• [Problem details]: Copy out each line that includes the word "chart".

• [Data extract]:
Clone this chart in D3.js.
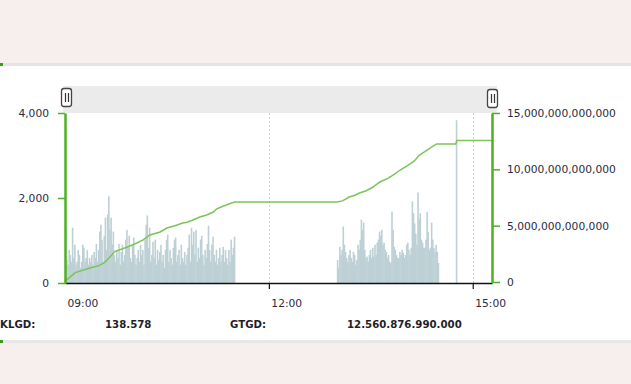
<!DOCTYPE html>
<html><head><meta charset="utf-8">
<script src="https://cdn.jsdelivr.net/npm/d3@7/dist/d3.min.js"></script>
<style>
html,body{margin:0;padding:0;background:#fff;}
svg{display:block;}
</style></head>
<body>
<svg id="chart" width="631" height="384"></svg>
<script>
// ---- DATA ----
const sessionDate = "2020-01-01";
const morningStart = "09:00";
const afternoonStart = "13:00";
const atcTime = "14:45";
// per-minute volume bars (left axis)
const morningVolume = [
 1300,540,430,780,660,500,1300,590,900,430,
 500,780,660,360,500,900,830,500,590,780,
 430,590,500,660,430,730,590,920,500,780,
 1210,1370,1020,500,1110,1540,780,1610,2040,1250,
 1540,900,1210,660,500,780,590,920,430,730,
 900,500,660,1020,1250,830,1110,590,500,900,
 1070,660,430,590,780,500,900,660,780,430,
 1020,1370,1590,830,1300,500,660,970,590,1020,
 430,780,540,730,900,500,660,360,780,1020,
 1140,500,780,590,430,830,1020,1070,500,660,
 780,430,900,590,500,730,430,660,830,1140,
 500,1300,900,1210,660,1250,500,830,590,1020,
 1110,660,430,780,590,920,1350,780,500,900,
 1090,660,500,780,430,590,830,500,660,850,
 500,780,590,430,780,500,1020,660,830,1090
];
const afternoonVolume = [
 540,360,850,660,780,1330,900,730,590,500,
 660,780,590,500,730,660,430,540,900,780,
 1020,1490,1250,1420,780,590,620,500,660,780,
 590,830,620,900,660,950,1020,1210,1110,1250,
 900,950,780,730,590,660,500,470,1680,1250,
 850,780,660,590,590,730,660,780,710,590,
 660,900,950,780,660,830,1920,1640,1400,1160,
 900,2130,1500,1640,1020,950,830,830,1020,1670,
 1200,780,830,1420,1020,830,730,900,730,470
];
const atcVolume = [3830];
// cumulative traded value (right axis), [time, value]
const valueTimes = ["09:00","09:01","09:09","09:22","09:30","09:35","09:39","09:44","09:55","10:02","10:09","10:15","10:24","10:30","10:37","10:44","10:48","10:54","10:59","11:05","11:11","11:14","11:20","11:27","11:30",
 "13:00","13:05","13:11","13:16","13:20","13:26","13:32","13:38","13:45","13:50","13:56","14:02","14:08","14:13","14:18","14:22","14:28","14:30","14:45","14:46","15:17"];
const valueSeries = [0,0.15e12,0.83e12,1.24e12,1.45e12,1.75e12,2.15e12,2.70e12,3.11e12,3.40e12,3.73e12,4.17e12,4.44e12,4.79e12,5.00e12,5.24e12,5.30e12,5.55e12,5.77e12,5.95e12,6.21e12,6.50e12,6.75e12,7.01e12,7.10e12,
 7.10e12,7.20e12,7.54e12,7.70e12,7.90e12,8.10e12,8.43e12,8.88e12,9.20e12,9.50e12,9.94e12,10.30e12,10.70e12,11.27e12,11.60e12,11.85e12,12.25e12,12.25e12,12.25e12,12.56e12,12.56e12];
const xTickLabels = ["09:00","12:00","15:00"];
const xDomain = ["09:00","15:17"];
const leftTicks = [0,2000,4000];
const rightTicks = [0,5e12,10e12,15e12];
const summaryLabels = ["KLGD:","GTGD:"];
const summaryValues = ["138.578","12.560.876.990.000"];

// ---- DRAW ----
const parse = d3.timeParse("%Y-%m-%d %H:%M");
const T = s => parse(sessionDate+" "+s);
const addMin = (d,m) => new Date(d.getTime()+m*60000);

const svg = d3.select("#chart");
const L = 65, R = 492, TOP = 113, BOT = 283;
const x = d3.scaleTime().domain(xDomain.map(T)).range([L,R]);
const yL = d3.scaleLinear().domain([0,4000]).range([BOT,TOP]);
const yR = d3.scaleLinear().domain([0,15e12]).range([BOT-1,TOP]);
const font = "'DejaVu Sans', Verdana, sans-serif";

// page background bands
svg.append("rect").attr("x",0).attr("y",0).attr("width",631).attr("height",63).attr("fill","#f7eeee");
svg.append("rect").attr("x",0).attr("y",63).attr("width",631).attr("height",3).attr("fill","#e4e4e4");
svg.append("rect").attr("x",0).attr("y",63).attr("width",3).attr("height",3).attr("fill","#3a9a1a");
svg.append("rect").attr("x",0).attr("y",340).attr("width",631).attr("height",3).attr("fill","#e6e6e6");
svg.append("rect").attr("x",0).attr("y",340).attr("width",3).attr("height",3).attr("fill","#3a9a1a");
svg.append("rect").attr("x",0).attr("y",343).attr("width",631).attr("height",41).attr("fill","#f7eeee");

// slider band
svg.append("rect").attr("x",63).attr("y",86).attr("width",434).attr("height",27).attr("fill","#ebebeb");

// grid lines
svg.append("g").selectAll("line").data(["12:00","15:00"]).join("line")
  .attr("x1",d=>Math.round(x(T(d)))+0.5).attr("x2",d=>Math.round(x(T(d)))+0.5)
  .attr("y1",TOP).attr("y2",BOT)
  .attr("stroke","#cfcfcf").attr("stroke-dasharray","2,2");

// bars
const barData = [];
morningVolume.forEach((v,i)=>barData.push({t:addMin(T(morningStart),i),v}));
afternoonVolume.forEach((v,i)=>barData.push({t:addMin(T(afternoonStart),i),v}));
atcVolume.forEach((v,i)=>barData.push({t:addMin(T(atcTime),i),v}));
svg.append("g").selectAll("rect").data(barData).join("rect")
  .attr("x",d=>x(d.t))
  .attr("width",1.6)
  .attr("y",d=>yL(d.v))
  .attr("height",d=>BOT-yL(d.v))
  .attr("fill","#bdd0d5");

// line
const lineData = valueTimes.map((t,i)=>({t:T(t),v:valueSeries[i]}));
svg.append("path").datum(lineData)
  .attr("d",d3.line().x(d=>x(d.t)).y(d=>yR(d.v)))
  .attr("fill","none").attr("stroke","#7cc35a").attr("stroke-width",1.5);

// x axis
const xAxis = svg.append("g").attr("transform",`translate(0,${BOT})`)
  .call(d3.axisBottom(x).tickValues(xTickLabels.map(T)).tickFormat(d3.timeFormat("%H:%M")).tickSize(6).tickSizeOuter(0));
xAxis.select(".domain").attr("stroke","#111").attr("stroke-width",1.5);
xAxis.selectAll(".tick line").attr("stroke","#111").attr("stroke-width",1.2);
xAxis.selectAll(".tick").filter((d,i)=>i===0).select("line").remove();
xAxis.selectAll(".tick text").attr("text-anchor","start").attr("x",2).attr("y",16)
  .attr("fill","#2b2b40").style("font-family",font).style("font-size","10.7px");

// left axis
const la = svg.append("g").attr("transform",`translate(${L},0)`)
  .call(d3.axisLeft(yL).tickValues(leftTicks).tickFormat(d3.format(",.0f")).tickSize(7).tickSizeOuter(0).tickPadding(9));
la.select(".domain").attr("stroke","#4db024").attr("stroke-width",2.5);
la.selectAll(".tick line").attr("stroke","#4db024").attr("stroke-width",1.5);
la.selectAll(".tick text").attr("fill","#2b2b40").style("font-family",font).style("font-size","10.7px");

// right axis
const ra = svg.append("g").attr("transform",`translate(${R},0)`)
  .call(d3.axisRight(yR).tickValues(rightTicks).tickFormat(d3.format(",.0f")).tickSize(8).tickSizeOuter(0).tickPadding(7));
ra.select(".domain").attr("stroke","#4db024").attr("stroke-width",2.5);
ra.selectAll(".tick line").attr("stroke","#4db024").attr("stroke-width",1.5);
ra.selectAll(".tick text").attr("fill","#2b2b40").style("font-family",font).style("font-size","10.7px");

// handles
[[61,88],[487,89]].forEach(([hx,hy])=>{
  const g = svg.append("g");
  g.append("rect").attr("x",hx+0.5).attr("y",hy+0.5).attr("width",10).attr("height",18).attr("rx",2.5)
    .attr("fill","#fff").attr("stroke","#444").attr("stroke-width",1.3);
  [4,7].forEach(dx=>g.append("line").attr("x1",hx+dx+0.5).attr("x2",hx+dx+0.5).attr("y1",hy+5).attr("y2",hy+14)
    .attr("stroke","#333").attr("stroke-width",1.2));
});

// summary text
const sText = [
  {t:summaryLabels[0],x:0},{t:summaryValues[0],x:105},
  {t:summaryLabels[1],x:230},{t:summaryValues[1],x:347}
];
svg.append("g").selectAll("text").data(sText).join("text")
  .attr("x",d=>d.x).attr("y",328).text(d=>d.t)
  .attr("fill","#1e1e2a").style("font-family",font).style("font-weight","bold").style("font-size","10.2px");
</script>
</body></html>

• [Reply]:
Clone this chart in D3.js.
<svg id="chart" width="631" height="384"></svg>
const svg = d3.select("#chart");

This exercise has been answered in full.